Like her idol, Rosanna Roces, Barbara Milano is all fire and fury. She’s bold – literally and figuratively. And she has no qualms about it. In fact, Barbara flaunts it like some proud badge to be displayed with aplomb.

Ask her why she’s doing it – appearing in all those daring roles without fear nor the slightest tinge of guilt – and she will tell you a stock answer: she wants to be recognized, and to help her family, of which she is the proud breadwinner.

It’s an answer you’ve heard before — from aspiring sexy bodies (remember Klaudia Koronel?) who bare everything for the whole world to see. In other words, it’s another variation of the same theme.

But with Barbara, the old refrain still manages to tug at your heartstrings, like some melody that refuses to fade away.
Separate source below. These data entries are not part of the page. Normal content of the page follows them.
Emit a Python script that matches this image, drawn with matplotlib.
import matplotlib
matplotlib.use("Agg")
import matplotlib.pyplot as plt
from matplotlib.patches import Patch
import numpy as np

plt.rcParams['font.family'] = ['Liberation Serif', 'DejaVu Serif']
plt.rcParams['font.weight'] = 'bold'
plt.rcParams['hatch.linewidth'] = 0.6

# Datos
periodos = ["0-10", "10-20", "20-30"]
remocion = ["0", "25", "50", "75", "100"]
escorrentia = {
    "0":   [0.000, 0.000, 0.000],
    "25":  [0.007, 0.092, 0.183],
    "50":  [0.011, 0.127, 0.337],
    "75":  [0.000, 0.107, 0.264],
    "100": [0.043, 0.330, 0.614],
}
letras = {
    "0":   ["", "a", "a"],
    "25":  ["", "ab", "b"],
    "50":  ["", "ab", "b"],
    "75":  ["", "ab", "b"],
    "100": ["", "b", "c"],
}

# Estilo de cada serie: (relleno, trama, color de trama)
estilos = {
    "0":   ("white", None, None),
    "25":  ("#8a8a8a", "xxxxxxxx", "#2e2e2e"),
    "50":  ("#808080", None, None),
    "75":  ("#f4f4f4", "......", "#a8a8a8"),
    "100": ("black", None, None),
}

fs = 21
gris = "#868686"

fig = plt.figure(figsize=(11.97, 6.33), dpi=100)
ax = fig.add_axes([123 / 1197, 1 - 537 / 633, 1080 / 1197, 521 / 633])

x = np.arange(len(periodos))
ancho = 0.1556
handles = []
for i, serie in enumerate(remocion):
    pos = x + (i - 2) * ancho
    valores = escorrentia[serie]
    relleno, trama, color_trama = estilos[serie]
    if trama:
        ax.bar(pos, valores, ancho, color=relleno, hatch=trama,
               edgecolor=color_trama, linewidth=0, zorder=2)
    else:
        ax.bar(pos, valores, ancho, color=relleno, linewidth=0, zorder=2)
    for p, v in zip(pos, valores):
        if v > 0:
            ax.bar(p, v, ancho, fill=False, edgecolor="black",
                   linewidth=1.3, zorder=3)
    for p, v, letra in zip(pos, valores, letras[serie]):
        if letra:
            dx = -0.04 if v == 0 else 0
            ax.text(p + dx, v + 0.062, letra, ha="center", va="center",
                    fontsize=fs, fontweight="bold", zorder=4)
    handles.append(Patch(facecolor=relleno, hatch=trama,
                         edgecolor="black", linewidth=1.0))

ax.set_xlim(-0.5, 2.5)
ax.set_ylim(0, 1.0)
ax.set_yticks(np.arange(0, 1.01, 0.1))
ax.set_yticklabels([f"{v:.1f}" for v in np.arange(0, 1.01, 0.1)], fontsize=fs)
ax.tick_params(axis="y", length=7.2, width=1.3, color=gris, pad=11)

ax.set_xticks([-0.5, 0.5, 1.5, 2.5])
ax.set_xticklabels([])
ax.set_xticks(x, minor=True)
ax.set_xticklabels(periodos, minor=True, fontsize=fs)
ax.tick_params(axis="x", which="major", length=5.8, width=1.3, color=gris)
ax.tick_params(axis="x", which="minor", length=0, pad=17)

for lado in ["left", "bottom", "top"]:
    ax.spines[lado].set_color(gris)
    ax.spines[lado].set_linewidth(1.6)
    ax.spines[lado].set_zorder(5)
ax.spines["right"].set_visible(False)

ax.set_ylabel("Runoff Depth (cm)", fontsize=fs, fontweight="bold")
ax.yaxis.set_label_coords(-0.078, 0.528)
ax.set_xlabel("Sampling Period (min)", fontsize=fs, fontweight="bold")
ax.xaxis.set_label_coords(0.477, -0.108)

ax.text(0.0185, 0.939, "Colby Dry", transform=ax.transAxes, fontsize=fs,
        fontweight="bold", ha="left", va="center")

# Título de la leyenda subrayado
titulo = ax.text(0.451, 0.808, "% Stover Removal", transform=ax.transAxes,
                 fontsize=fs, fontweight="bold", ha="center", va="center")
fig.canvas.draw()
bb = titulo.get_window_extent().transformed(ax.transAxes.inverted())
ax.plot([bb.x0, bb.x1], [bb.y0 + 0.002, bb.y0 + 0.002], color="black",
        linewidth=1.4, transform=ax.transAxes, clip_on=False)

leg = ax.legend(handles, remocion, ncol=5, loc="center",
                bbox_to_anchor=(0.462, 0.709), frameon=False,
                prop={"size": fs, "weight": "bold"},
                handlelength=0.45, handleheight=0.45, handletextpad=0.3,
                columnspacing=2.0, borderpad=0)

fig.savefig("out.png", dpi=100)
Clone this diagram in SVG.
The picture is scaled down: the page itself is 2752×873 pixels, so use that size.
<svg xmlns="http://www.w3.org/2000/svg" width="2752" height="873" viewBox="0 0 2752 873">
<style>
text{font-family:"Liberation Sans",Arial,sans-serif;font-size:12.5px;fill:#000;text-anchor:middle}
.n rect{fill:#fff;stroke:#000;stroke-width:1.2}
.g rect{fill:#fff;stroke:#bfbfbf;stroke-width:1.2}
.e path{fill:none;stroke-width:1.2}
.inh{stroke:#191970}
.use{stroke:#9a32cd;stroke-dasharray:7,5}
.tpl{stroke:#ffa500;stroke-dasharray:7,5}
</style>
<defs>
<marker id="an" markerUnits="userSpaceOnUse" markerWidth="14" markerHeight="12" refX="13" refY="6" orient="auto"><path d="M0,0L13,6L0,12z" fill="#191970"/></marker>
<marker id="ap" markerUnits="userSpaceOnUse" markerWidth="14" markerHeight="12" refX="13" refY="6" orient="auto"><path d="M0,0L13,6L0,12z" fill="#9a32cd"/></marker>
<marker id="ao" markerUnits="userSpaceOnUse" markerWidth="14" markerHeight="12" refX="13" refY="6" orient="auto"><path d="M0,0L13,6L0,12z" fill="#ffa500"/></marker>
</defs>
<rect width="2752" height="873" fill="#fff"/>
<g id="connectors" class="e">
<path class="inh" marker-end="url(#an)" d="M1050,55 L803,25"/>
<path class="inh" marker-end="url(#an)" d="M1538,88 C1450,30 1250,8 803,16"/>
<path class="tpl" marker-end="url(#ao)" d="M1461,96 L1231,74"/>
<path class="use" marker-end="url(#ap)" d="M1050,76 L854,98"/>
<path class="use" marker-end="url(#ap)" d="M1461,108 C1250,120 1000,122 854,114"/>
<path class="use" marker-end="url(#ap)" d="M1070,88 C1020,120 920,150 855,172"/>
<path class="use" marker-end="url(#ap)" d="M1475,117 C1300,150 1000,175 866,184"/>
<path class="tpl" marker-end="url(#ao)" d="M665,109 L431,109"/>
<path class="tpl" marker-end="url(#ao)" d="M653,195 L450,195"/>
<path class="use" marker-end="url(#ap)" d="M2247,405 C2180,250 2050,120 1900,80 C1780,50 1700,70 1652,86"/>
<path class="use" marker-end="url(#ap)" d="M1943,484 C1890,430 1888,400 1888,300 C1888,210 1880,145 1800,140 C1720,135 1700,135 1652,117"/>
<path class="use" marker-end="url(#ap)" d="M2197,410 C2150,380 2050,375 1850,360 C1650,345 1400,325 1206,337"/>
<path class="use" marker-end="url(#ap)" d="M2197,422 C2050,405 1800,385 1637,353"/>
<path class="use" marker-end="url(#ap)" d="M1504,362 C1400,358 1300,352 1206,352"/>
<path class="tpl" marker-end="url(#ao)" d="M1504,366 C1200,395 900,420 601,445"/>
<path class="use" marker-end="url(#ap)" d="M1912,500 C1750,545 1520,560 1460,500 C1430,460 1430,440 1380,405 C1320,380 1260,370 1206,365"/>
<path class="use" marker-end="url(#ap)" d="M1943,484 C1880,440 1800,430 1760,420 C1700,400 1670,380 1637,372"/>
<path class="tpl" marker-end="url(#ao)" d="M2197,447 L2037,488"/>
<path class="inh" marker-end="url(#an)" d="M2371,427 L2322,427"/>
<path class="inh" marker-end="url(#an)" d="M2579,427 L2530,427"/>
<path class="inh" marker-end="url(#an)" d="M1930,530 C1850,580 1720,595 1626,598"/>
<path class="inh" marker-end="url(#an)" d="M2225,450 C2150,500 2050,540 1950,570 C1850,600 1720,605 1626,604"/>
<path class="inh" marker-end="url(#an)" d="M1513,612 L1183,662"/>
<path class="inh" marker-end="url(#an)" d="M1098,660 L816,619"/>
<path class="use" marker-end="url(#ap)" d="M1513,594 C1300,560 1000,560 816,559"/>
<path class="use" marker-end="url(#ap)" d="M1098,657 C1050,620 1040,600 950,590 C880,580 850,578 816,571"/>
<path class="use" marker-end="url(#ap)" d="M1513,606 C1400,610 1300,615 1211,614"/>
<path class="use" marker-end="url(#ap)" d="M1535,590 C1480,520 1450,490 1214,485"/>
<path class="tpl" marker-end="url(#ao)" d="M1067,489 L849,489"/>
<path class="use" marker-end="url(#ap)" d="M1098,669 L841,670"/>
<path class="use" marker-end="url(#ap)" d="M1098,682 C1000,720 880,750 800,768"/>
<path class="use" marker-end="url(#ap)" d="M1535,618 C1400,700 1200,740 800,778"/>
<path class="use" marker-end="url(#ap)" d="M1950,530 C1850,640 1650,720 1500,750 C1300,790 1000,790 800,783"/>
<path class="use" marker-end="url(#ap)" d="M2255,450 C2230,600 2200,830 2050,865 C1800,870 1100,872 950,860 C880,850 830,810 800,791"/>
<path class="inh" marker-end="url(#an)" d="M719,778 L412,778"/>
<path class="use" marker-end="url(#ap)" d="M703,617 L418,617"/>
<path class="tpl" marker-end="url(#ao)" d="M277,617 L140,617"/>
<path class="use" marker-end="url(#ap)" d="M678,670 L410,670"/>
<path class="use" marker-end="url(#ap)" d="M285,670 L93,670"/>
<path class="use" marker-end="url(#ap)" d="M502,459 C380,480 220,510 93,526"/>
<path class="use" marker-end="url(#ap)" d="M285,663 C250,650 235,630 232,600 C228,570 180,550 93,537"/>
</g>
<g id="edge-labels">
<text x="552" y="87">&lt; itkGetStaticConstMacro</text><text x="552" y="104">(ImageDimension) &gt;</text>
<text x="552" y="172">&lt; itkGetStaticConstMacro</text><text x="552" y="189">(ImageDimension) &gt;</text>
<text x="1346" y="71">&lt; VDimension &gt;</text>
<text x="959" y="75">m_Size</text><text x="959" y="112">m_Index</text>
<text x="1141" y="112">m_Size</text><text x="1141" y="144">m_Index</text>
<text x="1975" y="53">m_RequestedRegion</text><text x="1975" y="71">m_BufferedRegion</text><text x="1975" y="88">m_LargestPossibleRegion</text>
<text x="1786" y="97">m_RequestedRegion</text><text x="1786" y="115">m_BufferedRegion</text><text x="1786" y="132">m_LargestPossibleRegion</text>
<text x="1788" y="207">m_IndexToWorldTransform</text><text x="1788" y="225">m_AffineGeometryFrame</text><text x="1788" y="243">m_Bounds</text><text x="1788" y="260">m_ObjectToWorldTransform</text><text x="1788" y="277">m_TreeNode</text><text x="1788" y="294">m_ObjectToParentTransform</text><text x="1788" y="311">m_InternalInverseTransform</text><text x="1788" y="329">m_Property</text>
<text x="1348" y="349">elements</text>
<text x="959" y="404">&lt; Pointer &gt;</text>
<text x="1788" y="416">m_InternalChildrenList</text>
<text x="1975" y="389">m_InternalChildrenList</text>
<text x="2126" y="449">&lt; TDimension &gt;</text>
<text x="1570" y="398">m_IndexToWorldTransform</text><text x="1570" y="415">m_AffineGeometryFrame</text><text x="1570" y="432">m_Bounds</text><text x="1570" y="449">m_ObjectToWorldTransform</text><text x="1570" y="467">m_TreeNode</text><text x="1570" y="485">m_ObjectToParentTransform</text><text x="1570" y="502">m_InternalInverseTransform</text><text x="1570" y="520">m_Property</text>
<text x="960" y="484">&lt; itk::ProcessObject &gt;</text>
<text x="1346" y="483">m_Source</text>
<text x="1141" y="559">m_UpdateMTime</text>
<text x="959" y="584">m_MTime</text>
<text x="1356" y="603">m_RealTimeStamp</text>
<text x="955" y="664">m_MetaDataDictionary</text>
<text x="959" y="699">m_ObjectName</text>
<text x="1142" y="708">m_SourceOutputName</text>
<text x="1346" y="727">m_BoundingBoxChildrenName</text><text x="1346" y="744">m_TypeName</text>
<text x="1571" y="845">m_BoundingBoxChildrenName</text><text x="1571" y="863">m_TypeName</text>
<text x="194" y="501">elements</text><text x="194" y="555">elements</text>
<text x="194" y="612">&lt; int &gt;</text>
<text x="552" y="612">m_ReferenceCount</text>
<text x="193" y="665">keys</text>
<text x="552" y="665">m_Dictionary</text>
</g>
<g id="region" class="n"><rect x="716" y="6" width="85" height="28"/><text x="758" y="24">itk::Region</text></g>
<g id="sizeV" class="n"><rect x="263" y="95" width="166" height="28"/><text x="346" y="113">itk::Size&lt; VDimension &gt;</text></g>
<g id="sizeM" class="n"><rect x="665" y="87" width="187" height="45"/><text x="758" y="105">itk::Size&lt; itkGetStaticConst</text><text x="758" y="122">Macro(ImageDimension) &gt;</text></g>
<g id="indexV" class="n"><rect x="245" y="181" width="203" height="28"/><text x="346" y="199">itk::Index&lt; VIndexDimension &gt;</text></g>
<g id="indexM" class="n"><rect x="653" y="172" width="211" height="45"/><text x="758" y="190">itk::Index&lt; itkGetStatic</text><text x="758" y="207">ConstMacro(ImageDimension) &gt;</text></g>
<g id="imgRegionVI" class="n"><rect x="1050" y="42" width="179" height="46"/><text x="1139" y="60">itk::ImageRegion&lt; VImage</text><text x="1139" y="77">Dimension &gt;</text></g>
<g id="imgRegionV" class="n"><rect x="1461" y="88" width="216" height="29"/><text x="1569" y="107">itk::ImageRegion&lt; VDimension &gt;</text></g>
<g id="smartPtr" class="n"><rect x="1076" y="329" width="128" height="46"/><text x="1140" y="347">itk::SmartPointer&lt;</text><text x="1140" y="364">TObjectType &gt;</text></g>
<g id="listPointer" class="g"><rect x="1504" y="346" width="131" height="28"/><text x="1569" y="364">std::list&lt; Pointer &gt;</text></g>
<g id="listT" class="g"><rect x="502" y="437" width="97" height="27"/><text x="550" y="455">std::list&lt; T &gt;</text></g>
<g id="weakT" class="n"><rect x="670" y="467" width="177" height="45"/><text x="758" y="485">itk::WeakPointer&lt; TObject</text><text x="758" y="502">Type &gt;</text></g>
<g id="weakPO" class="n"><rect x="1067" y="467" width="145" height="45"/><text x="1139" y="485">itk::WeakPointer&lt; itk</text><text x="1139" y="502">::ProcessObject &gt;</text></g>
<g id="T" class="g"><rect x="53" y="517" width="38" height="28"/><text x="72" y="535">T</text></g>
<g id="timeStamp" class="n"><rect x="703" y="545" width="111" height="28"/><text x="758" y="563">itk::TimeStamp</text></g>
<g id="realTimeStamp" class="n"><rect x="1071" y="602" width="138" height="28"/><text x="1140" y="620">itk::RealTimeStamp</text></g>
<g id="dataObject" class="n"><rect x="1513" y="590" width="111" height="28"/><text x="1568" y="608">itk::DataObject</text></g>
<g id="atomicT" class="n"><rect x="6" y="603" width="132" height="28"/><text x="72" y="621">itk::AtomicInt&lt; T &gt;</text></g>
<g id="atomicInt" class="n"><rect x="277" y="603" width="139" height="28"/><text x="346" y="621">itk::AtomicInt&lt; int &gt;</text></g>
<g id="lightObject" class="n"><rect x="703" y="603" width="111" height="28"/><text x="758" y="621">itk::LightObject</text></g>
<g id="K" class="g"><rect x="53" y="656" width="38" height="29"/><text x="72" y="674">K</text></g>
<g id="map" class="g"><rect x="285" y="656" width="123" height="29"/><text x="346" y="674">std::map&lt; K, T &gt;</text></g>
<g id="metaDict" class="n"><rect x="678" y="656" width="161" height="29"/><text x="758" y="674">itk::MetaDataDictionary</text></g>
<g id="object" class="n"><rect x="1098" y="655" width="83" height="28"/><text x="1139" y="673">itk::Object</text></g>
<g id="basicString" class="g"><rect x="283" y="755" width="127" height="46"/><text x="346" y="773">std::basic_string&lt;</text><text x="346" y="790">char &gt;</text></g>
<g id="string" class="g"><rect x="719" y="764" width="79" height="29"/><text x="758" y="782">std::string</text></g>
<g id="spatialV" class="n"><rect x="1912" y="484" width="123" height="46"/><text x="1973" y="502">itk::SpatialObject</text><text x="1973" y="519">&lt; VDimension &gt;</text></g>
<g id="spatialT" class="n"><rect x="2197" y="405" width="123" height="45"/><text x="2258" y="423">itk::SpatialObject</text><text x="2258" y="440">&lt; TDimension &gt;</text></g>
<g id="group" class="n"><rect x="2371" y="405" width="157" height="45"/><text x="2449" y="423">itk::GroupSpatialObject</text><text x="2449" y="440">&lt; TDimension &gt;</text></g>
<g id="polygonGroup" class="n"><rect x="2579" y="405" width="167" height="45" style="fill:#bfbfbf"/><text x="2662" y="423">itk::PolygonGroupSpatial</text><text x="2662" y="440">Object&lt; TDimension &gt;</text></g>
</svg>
The star of Tri-Vision Films’ Kaulayaw says in Tagalog, "I may appear tough outside, but look inside me and I’m soft. When I go home (to Bgy. Talavera in Cabanatuan, Nueva Ecija), I ask my relatives to cook a big casserole of soup and have lots of banana cue around. Last Christmas, it was fun playing Sta. Claus to relatives. I myself chose the dress I bought for my 12-year-old niece at Landmark."

Like Rosanna, Barbara’s life is an open book loaded with lessons learned and committed to memory.

From her past romance with Raffy Tulfo, she learned that "it’s not easy to fall in love with a married man... You should always be the one to understand." From another colorful chapter in her life — a relationship with a politician who lavished her with gifts, Barbara learned all about the rich-poor gap and how it gnaws at her heart even now that the romance is over.

"The rich are getting richer; the poor poorer," she says with a wisdom one does not expect from somebody as worldly-looking as she is.

Turns out her former politician-boyfriend opened her eyes to this harsh reality through his various activities. He also left her with a love for current events, which Barbara nurtures to this day by subscribing to the Philippine STAR and reading it daily at home.

Barbara’s heart bleeds for the little girl selling sampaguita leis in the street and the watch-your-car boy eking out a living under the heat of the noonday sun. "Wait till I turn millionaire," she vows, "I’ll put them all in an orphanage."

Her vision goes even beyond: Barbara wants to become town mayor so she can fix the rough roads and lack of electricity in their barangay, where she is building a big house for her family.

But first, she must look after herself. Barbara would give her right arm to be paired with the likes of Fernando Poe Jr. and Rudy Fernandez. Pay her a princely sum and she will outdo Assunta de Rossi. Give her a TV talk show like Rosanna’s, and Barbara promises to keep viewers glued to their sets with her well-stocked arsenal of words and phrases.

"That’s Barbara," says Vir Gonzales, her manager. "She’s so determined to make it, not even rejection slips from producers who found her ‘simple and dark’ could change her mind."

Challenged instead of discouraged by these comments, Barbara took a personality development course. She also went to a slimming salon to tone her body. The result is a totally reinvented Barbara: a far cry from the simple-looking, even dark probinsiyana she was before.

The new Barbara so impressed Seiko Films’ Robbie Tan, he gave her a break in Tikim, which played up her flawless skin and fresh-as-a-daisy looks. The men, of course, started to sit up and notice.

Now Barbara can dream as high as she can. Kaulayaw, set for release in Metro theaters starting Jan. 30, is just the beginning.